**MATERIALS PROVIDED**.
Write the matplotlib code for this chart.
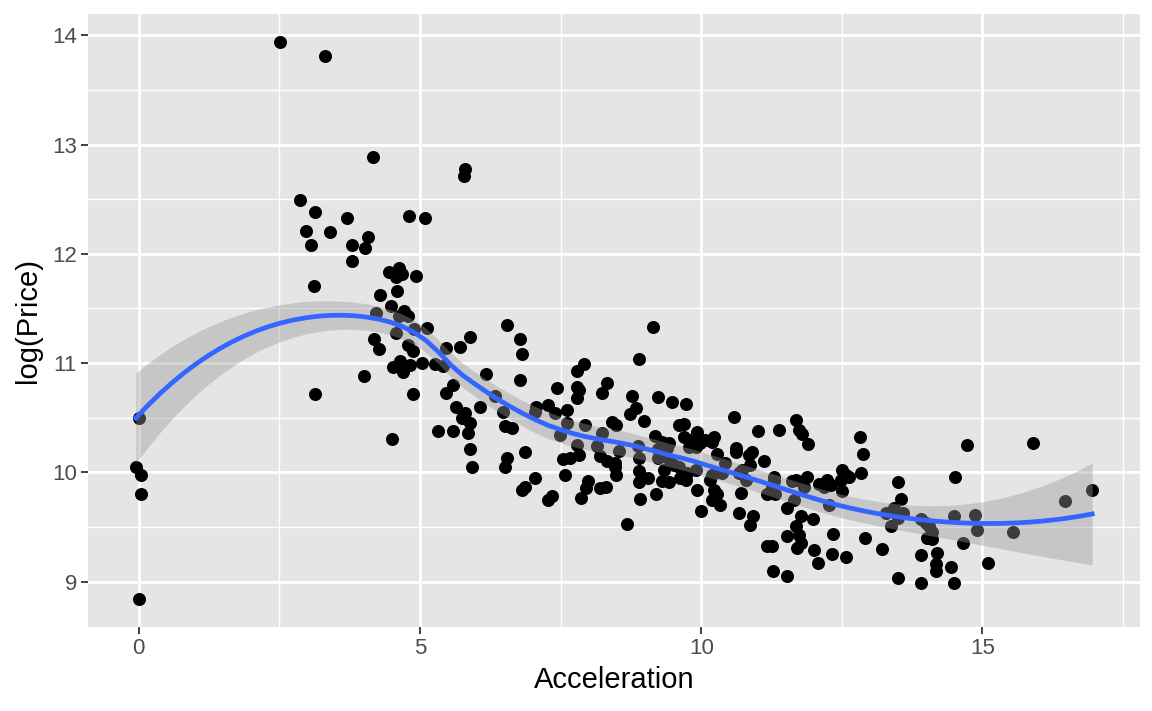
"""
Scatter of log(Price) vs Acceleration with a loess smooth (ggplot-like look).
"""
import numpy as np
import matplotlib
matplotlib.use("Agg")
import matplotlib.pyplot as plt
from matplotlib.ticker import MultipleLocator

# --- data ---
accel = [
    -0.05, 0.05, 0.04, 0.00, 0.00,
    2.52, 3.31, 4.17, 5.80, 5.79, 2.87, 3.13, 3.71, 4.81, 5.09, 2.98, 3.41, 3.07,
    4.08, 3.80, 4.02, 3.79, 3.11, 4.45, 4.63, 4.69, 4.58, 4.93, 4.29, 4.59, 4.49,
    4.72, 4.22, 4.63, 4.78, 5.13, 4.90, 4.58, 4.19, 4.28, 4.79, 4.88, 5.03, 4.64,
    4.52, 4.70, 4.82, 4.01, 4.88, 4.50, 3.13,
    5.47, 5.26, 5.41, 5.71, 5.89, 6.54, 6.78, 6.82, 6.18, 5.59, 5.47, 5.65, 5.80,
    6.06, 5.74, 5.89, 5.86, 5.32, 5.59, 5.89, 5.92, 6.33, 6.48, 6.51, 6.63, 6.54,
    6.52, 6.87, 6.78, 7.43, 7.07, 7.04, 7.28, 7.40, 7.49, 7.05, 6.87, 6.81, 7.55,
    7.58,
    7.67, 7.82, 7.79, 7.61, 7.94, 8.23, 8.14, 8.20, 8.32, 8.47, 8.53, 8.41, 8.48,
    8.23, 8.32, 7.79, 7.92, 7.79, 7.83, 7.79, 7.61, 7.34, 7.28, 7.86, 8.68, 8.92,
    9.19, 10.00, 9.93, 9.73, 9.43, 8.89, 8.89, 9.06, 9.33, 8.49, 8.47, 8.20, 8.31,
    7.99, 7.96, 9.14, 8.89, 8.77, 8.84, 8.74, 8.98, 9.24, 9.48, 9.73, 9.18, 9.60,
    9.70, 9.69, 9.93, 9.98, 10.22, 10.19, 10.59, 10.61, 10.28, 10.43, 10.67, 10.67,
    9.75, 9.90, 9.30, 9.42, 9.51, 9.60, 9.24, 8.89, 8.88, 9.42, 9.63, 9.81, 9.90,
    9.78, 9.30, 9.39, 9.30, 9.24, 10.22, 10.28, 10.34, 10.19,
    11.01, 11.39, 11.68, 11.74, 11.80, 11.90, 12.82, 12.88, 12.84, 12.51, 12.57,
    12.48, 12.50, 12.63, 10.07, 10.61, 10.90, 10.85, 11.11, 10.87, 10.72, 10.79,
    10.19, 10.16, 10.37, 11.29, 11.29, 11.26, 11.62, 11.68, 11.88, 11.83, 12.09,
    12.24, 12.30, 12.18, 12.27, 11.65, 11.53, 11.17, 11.31, 10.70, 10.92, 10.87,
    11.78, 11.99, 11.68, 11.74, 11.77, 11.71, 11.53, 11.26, 11.17, 12.00, 12.08,
    12.33, 12.34, 12.58, 12.91, 13.22, 11.28, 11.53,
    13.50, 13.90, 14.50, 13.50, 13.55, 13.43, 13.58, 13.28, 13.37, 13.49, 13.90,
    13.99, 14.11, 14.02, 14.11, 13.90, 14.20, 14.17, 14.17, 14.44, 14.51, 14.50,
    14.65, 14.73, 15.89, 14.05, 14.87, 14.90, 15.54, 15.09, 16.47, 16.95,
]
log_price = [
    10.05, 9.98, 9.80, 8.84, 10.50,
    13.94, 13.81, 12.89, 12.78, 12.71, 12.49, 12.38, 12.33, 12.35, 12.33, 12.21,
    12.20, 12.08, 12.15, 12.08, 12.05, 11.93, 11.71, 11.83, 11.87, 11.82, 11.79,
    11.80, 11.62, 11.66, 11.52, 11.48, 11.46, 11.43, 11.43, 11.32, 11.31, 11.28,
    11.22, 11.13, 11.17, 11.11, 11.00, 11.02, 10.96, 10.92, 10.98, 10.88, 10.72,
    10.31, 10.72,
    11.14, 10.99, 10.97, 11.15, 11.24, 11.35, 11.22, 11.08, 10.90, 10.80, 10.73,
    10.60, 10.54, 10.60, 10.50, 10.45, 10.36, 10.38, 10.38, 10.21, 10.05, 10.70,
    10.55, 10.42, 10.41, 10.13, 10.05, 10.19, 10.85, 10.77, 10.60, 10.55, 10.62,
    10.54, 10.34, 9.95, 9.87, 9.84, 10.12, 9.98,
    10.13, 10.16, 10.25, 10.45, 10.43, 10.36, 10.24, 10.15, 10.10, 10.09, 10.20,
    10.46, 10.43, 10.73, 10.82, 10.93, 10.99, 10.78, 10.75, 10.68, 10.57, 9.78,
    9.75, 9.77, 9.53, 9.76, 9.80, 9.65, 9.84, 9.93, 9.91, 9.91, 10.01, 9.95,
    10.02, 9.98, 10.05, 9.86, 9.87, 9.92, 9.86, 11.33, 11.04, 10.70, 10.59, 10.53,
    10.47, 10.69, 10.64, 10.63, 10.33, 10.43, 10.44, 10.32, 10.37, 10.27, 10.32,
    10.28, 10.51, 10.22, 10.17, 10.09, 9.99, 9.63, 9.99, 10.02, 10.15, 10.12,
    10.07, 10.05, 10.21, 10.13, 10.24, 10.27, 9.95, 10.30, 10.23, 10.23, 10.28,
    10.22, 9.92, 10.13, 9.84, 9.80, 9.70, 9.75,
    10.38, 10.39, 10.48, 10.39, 10.35, 10.26, 10.32, 10.17, 9.99, 10.02, 9.98,
    9.93, 9.83, 9.96, 10.30, 10.19, 10.19, 10.16, 10.10, 10.07, 10.02, 9.93,
    9.98, 9.93, 9.99, 9.96, 9.92, 9.87, 9.92, 9.93, 9.96, 9.87, 9.89,
    9.93, 9.88, 9.87, 9.70, 9.75, 9.67, 9.80, 9.80, 9.81, 9.60, 9.52,
    9.60, 9.57, 9.51, 9.43, 9.35, 9.31, 9.42, 9.33, 9.33, 9.29, 9.17,
    9.25, 9.44, 9.23, 9.40, 9.30, 9.10, 9.05,
    9.03, 8.99, 8.99, 9.91, 9.76, 9.67, 9.63, 9.63, 9.51, 9.58, 9.57,
    9.54, 9.45, 9.40, 9.39, 9.24, 9.26, 9.16, 9.10, 9.13, 9.96, 9.60,
    9.35, 10.25, 10.27, 9.51, 9.61, 9.47, 9.45, 9.17, 9.74, 9.84,
]
x_ticks = [0, 5, 10, 15]
y_ticks = [9, 10, 11, 12, 13, 14]


def loess(x, y, grid, span=0.75):
    """Local quadratic fit with tricube weights, like R's loess() defaults."""
    n = len(x)
    q = int(np.floor(n * span))

    def row(x0):
        d = np.abs(x - x0)
        h = np.sort(d)[q - 1]
        w = np.clip(1 - (d / h) ** 3, 0, None) ** 3
        X = np.column_stack([np.ones(n), x - x0, (x - x0) ** 2])
        XtW = X.T * w
        return np.linalg.solve(XtW @ X, XtW)[0]

    L = np.array([row(xi) for xi in x])
    resid = y - L @ y
    M = np.eye(n) - L
    delta1 = np.trace(M.T @ M)
    s = np.sqrt(np.sum(resid ** 2) / delta1)
    Lg = np.array([row(g) for g in grid])
    fit = Lg @ y
    se = s * np.sqrt(np.sum(Lg ** 2, axis=1))
    return fit, se


x = np.asarray(accel)
y = np.asarray(log_price)
grid = np.linspace(x.min(), x.max(), 80)
fit, se = loess(x, y, grid)
tcrit = 1.97

plt.rcParams["font.family"] = ["Liberation Sans", "DejaVu Sans"]

fig = plt.figure(figsize=(11.52, 7.11), dpi=100)
ax = fig.add_axes([88 / 1152, 1 - 627 / 711, (1140 - 88) / 1152, (627 - 14) / 711])
ax.set_facecolor("#E5E5E5")
for sp in ax.spines.values():
    sp.set_visible(False)

ax.scatter(x, y, s=88, color="black", linewidths=0, zorder=2)
ax.fill_between(grid, fit - tcrit * se, fit + tcrit * se, color="#999999",
                alpha=0.4, linewidth=0, zorder=3)
ax.plot(grid, fit, color="#3366FF", linewidth=3.4, zorder=4)

# ggplot-style 5% expansion
xr = x.max() - x.min()
yr = y.max() - y.min()
ax.set_xlim(x.min() - 0.05 * xr, x.max() + 0.05 * xr)
ax.set_ylim(y.min() - 0.05 * yr, y.max() + 0.05 * yr)

ax.set_xticks(x_ticks)
ax.set_yticks(y_ticks)
ax.xaxis.set_minor_locator(MultipleLocator(2.5))
ax.yaxis.set_minor_locator(MultipleLocator(0.5))
ax.set_axisbelow(True)
ax.grid(which="major", color="white", linewidth=2.0)
ax.grid(which="minor", color="white", linewidth=1.0)
ax.tick_params(which="minor", length=0)
ax.tick_params(which="major", length=5, width=1.3, color="#333333",
               labelsize=16, labelcolor="#4D4D4D", pad=3)

ax.set_xlabel("Acceleration", fontsize=21, color="black", labelpad=5)
ax.set_ylabel("log(Price)", fontsize=21, color="black", labelpad=7)

fig.savefig("out.png", dpi=100)
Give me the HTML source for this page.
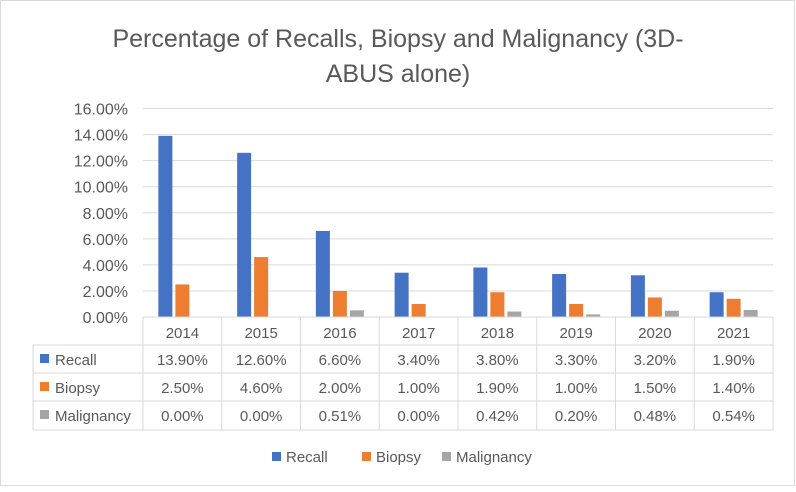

**WHAT TO DO**. Every line from the top of the entries through the line that holds "from matplotlib.ticker import MultipleLocator" is to be quoted exactly, please, and nothing else; omit the pictures.

**RESPONSE TO THIS EXERCISE**.
Write the matplotlib code for this chart.
"""
Scatter of log(Price) vs Acceleration with a loess smooth (ggplot-like look).
"""
import numpy as np
import matplotlib
matplotlib.use("Agg")
import matplotlib.pyplot as plt
from matplotlib.ticker import MultipleLocator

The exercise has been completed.